UPDATED: Cessna Crashes at Nashville Overnight and Goes Unnoticed Until Morning

  • Oct 29, 2013 5:05pm GMT

Update Oct 30 @ 11:03am PDT

The Windsor Flying Club in Windsor, ON, confirmed to All Things Aero that the Cessna involved left Windsor at 8:39p en route to Pelee Island, ON. The Club declined to comment further citing an ongoing investigation with American officials.

Update Oct 30 @ 10:10am PDT

NTSB Air Safety Investigator Jay Neylon held a press conference at the Nashville Airport this morning to confirm the basic facts outlined below and stressed that the NTSB is in the "extremely early" phase of their accident investigation.

Mr. Neylon confirmed the weather was "extremely dense" fog at the Nashville Airport and said a runway sweep by Airport Operations occurred at 2:00am and the accident debris was first reported by another aircrew at 8:45am.

In an interesting nugget of information, Mr. Neylon stated the aircraft was destined for Pelee Island, Canada - located 35 nautical miles southeast of Windsor in Lake Erie. He did not offer a point of departure or information whether an IFR or VFR flight plan was filed, begging the question of whether the flight was intended to go from Windsor to Pelee Island or if the pilot had landed in the United States initially and was returning to Canada.

Nashville is 385 nautical miles from Pelee Island.

Upate Oct 29 @ 6:20pm PDT

The accident aircraft is a Cessna 172R with Canadian registration C-GRJH. The aircraft is operated by the Windsor Flying Club located in Windsor, Ontario, Canada (picture below - photo courtesy of the Windsor Flying Club website).

Original Story

From CNN - Authorities struggled to explain how a small plane crashed at an international airport, erupted in fire, but evidently went unnoticed for hours.

The incident occurred early Tuesday in Nashville, but exactly what time remains a mystery.

The single-engine Cessna evidently crashed sometime after 3 a.m. local time, according to the National Transportation Safety Board.

But it wasn't noticed until well after sunrise when another plane, taxiing for take-off, saw an engine cover on the edge of runway 2C -- the middle of three parallel runways.

Controllers contacted airport personnel, who found the fire-scarred wreckage. The plane's sole occupant was dead, officials said.

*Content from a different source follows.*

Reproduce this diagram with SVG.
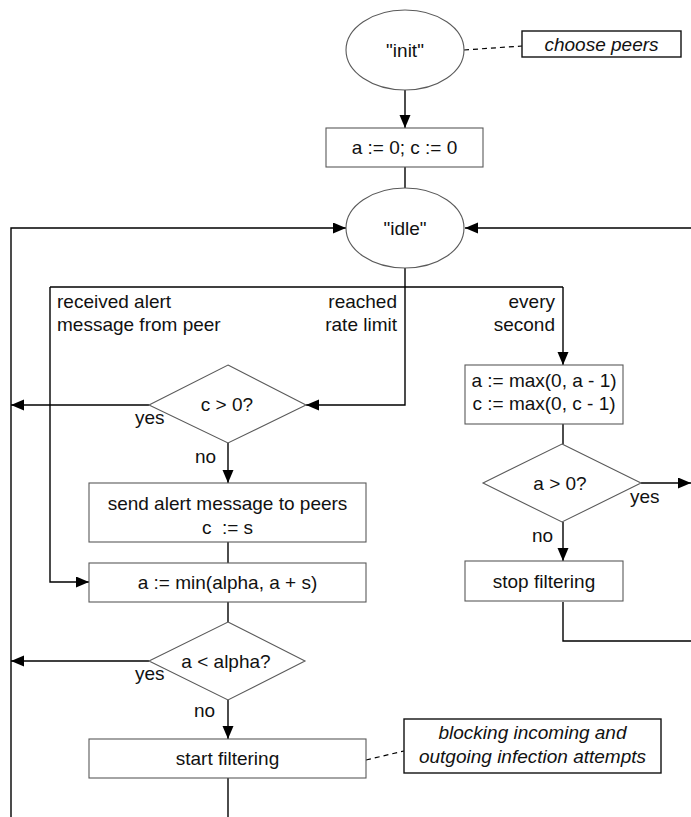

The airport's control tower is staffed 24 hours a day, the Federal Aviation Administration told CNN. But it was not immediately clear how many controllers were in the tower during the overnight shift.

An FAA spokesman said there was low visibility overnight and fog. Another FAA spokesman said it was not known whether the plane had been in contact with controllers, or if it had made a distress call.

The agency declined to answer questions, saying the matter was under investigation. Airport officials released scant information about the crash.